From what we can observe, we have 144 features (columns) and 2824 rows. The following are the feature names:

In [None]:
list(mightee_data.columns[:10]) # printing the first 10 columns
# For feature description please check the following file @@

In [None]:
print(mightee_data.isna().any().any()) # checking if the dataframe has any missing values

The dataframe seems to be clean, because someone did, You guys are welcome :D

---

### Descriptive Statistics:

**Descriptive statistics** provide a concise overview of the central tendencies, spread, and shape of the data distribution. By observing the mean, median, mode, and standard deviation, we can quickly grasp the characteristics of our dataset and identify potential anomalies or patterns.

In [None]:
desc_stats = mightee_data.describe()

# Display the statistics
desc_stats

### Data Normalization

From our descriptive statistics and visual data exploration, we notice discrepancies in the scale of our features. Different scales can skew our data visualization and mask meaningful patterns. By normalizing, we rescale features to the range `[0,1]`, ensuring uniformity for better data visualization and insights.



In [None]:
from sklearn.preprocessing import MinMaxScaler

scaler = MinMaxScaler()
normalized_mightee = scaler.fit_transform(mightee_data)
normalized_mightee = pd.DataFrame(normalized_mightee, columns=mightee_data.columns)

In [None]:
normalized_mightee.describe()

---

### Freature selection

Having 147 features can be overwhelming for visualization and clustering. To simplify our dataset and remove redundant or highly correlated features, we can utilize correlation analysis. By examining how features correlate with one another, we can identify and remove those that offer similar information, thus streamlining our dataset for more effective analysis.

In [None]:
correlation_matrix = mightee_data.corr()
upper_tri = correlation_matrix.where(np.triu(np.ones(correlation_matrix.shape), k=1).astype(bool))

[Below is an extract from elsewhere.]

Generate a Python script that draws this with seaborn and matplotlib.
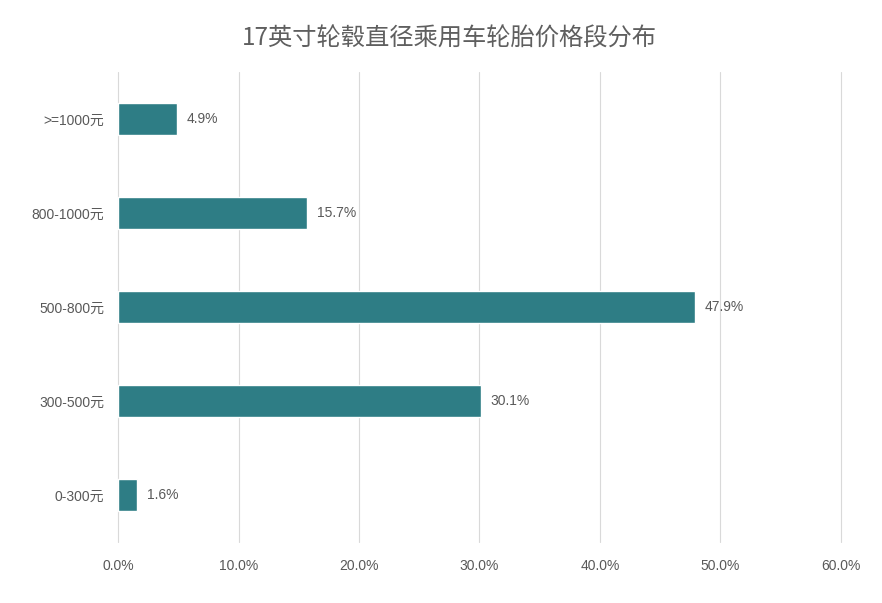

# Find index of feature columns with correlation greater than 0.95
to_drop = [column for column in upper_tri.columns if any(upper_tri[column] > 0.80)]

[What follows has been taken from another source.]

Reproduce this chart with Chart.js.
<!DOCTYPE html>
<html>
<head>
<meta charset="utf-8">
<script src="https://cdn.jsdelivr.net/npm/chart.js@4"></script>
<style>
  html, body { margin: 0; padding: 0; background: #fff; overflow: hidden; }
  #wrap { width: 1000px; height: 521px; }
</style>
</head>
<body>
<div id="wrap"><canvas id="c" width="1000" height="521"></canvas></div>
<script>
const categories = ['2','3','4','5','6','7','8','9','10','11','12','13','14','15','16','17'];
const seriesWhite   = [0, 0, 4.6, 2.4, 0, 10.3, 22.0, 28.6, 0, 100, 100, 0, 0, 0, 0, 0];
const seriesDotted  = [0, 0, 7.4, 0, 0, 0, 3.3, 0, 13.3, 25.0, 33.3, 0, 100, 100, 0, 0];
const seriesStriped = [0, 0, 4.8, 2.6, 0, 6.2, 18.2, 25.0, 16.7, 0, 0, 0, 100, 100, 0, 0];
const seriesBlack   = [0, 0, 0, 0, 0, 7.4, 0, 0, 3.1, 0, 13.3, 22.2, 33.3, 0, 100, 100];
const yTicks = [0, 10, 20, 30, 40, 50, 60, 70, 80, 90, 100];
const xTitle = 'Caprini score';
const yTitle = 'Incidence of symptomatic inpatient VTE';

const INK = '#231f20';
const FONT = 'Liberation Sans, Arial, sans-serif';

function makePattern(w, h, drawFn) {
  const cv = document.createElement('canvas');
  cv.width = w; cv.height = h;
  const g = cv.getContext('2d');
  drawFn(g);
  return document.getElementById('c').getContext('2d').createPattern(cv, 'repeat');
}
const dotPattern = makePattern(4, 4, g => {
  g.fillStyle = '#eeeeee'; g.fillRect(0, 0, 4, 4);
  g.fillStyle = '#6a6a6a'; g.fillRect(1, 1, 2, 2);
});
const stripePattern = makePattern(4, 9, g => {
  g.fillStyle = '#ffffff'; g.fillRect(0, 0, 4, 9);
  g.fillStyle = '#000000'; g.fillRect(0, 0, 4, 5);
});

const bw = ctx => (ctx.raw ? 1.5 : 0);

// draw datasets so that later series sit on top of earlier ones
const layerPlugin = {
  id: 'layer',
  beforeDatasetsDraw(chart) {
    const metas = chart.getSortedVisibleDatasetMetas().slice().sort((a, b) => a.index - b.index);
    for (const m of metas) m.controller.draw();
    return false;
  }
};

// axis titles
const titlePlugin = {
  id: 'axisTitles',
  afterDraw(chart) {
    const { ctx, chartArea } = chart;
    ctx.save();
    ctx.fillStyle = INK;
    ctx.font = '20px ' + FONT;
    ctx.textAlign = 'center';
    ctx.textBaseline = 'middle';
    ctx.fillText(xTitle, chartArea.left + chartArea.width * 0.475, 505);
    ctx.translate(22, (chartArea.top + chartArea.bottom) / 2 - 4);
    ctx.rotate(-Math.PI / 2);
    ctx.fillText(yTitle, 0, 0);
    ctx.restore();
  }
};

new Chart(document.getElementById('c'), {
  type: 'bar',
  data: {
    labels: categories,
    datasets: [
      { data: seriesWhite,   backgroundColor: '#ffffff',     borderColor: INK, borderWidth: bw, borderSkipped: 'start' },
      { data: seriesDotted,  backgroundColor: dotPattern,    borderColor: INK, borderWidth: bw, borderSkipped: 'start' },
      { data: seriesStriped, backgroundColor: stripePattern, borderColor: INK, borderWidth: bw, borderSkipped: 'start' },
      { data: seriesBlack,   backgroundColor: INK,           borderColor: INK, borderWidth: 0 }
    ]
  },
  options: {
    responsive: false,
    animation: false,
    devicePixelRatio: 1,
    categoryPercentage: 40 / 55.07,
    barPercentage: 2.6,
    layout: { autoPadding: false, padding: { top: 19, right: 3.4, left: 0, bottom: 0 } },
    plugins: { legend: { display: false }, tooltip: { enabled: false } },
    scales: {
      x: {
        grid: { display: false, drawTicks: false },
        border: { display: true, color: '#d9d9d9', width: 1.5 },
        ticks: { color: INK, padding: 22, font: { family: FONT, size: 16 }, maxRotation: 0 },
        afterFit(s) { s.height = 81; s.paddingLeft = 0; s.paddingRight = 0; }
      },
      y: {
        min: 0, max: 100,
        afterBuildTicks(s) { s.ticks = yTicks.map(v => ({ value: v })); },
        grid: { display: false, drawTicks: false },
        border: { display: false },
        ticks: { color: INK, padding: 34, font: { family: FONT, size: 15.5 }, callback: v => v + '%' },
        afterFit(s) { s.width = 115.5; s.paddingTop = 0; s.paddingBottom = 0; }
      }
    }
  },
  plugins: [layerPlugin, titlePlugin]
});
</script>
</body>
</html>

mightee_data.drop(columns=to_drop, inplace=True)

In [None]:
mightee_data.shape

---

### Data Visualisation

Well, I will let you explore the all 46 features, but I am going to explore only 3:

- qir
- Mstar
- COS_best_z_v5

In [None]:
import seaborn as sns

# Settings for better visualization
sns.set(font_scale=1)
sns.set_style('ticks')

# Using pairplot with hue as 'class_star'
sns.pairplot(mightee_data[['Mstar', 'qir', 'COS_best_z_v5']], hue='COS_best_z_v5')
plt.show()

----

### Saving the data

Now, we will be using the above three features to perform some clustering in the next notebook

In [None]:
import pickle

with open("mightee3Feat.pkl", "wb") as file:
    pickle.dump(mightee_data[['Mstar', 'qir', 'COS_best_z_v5']], file)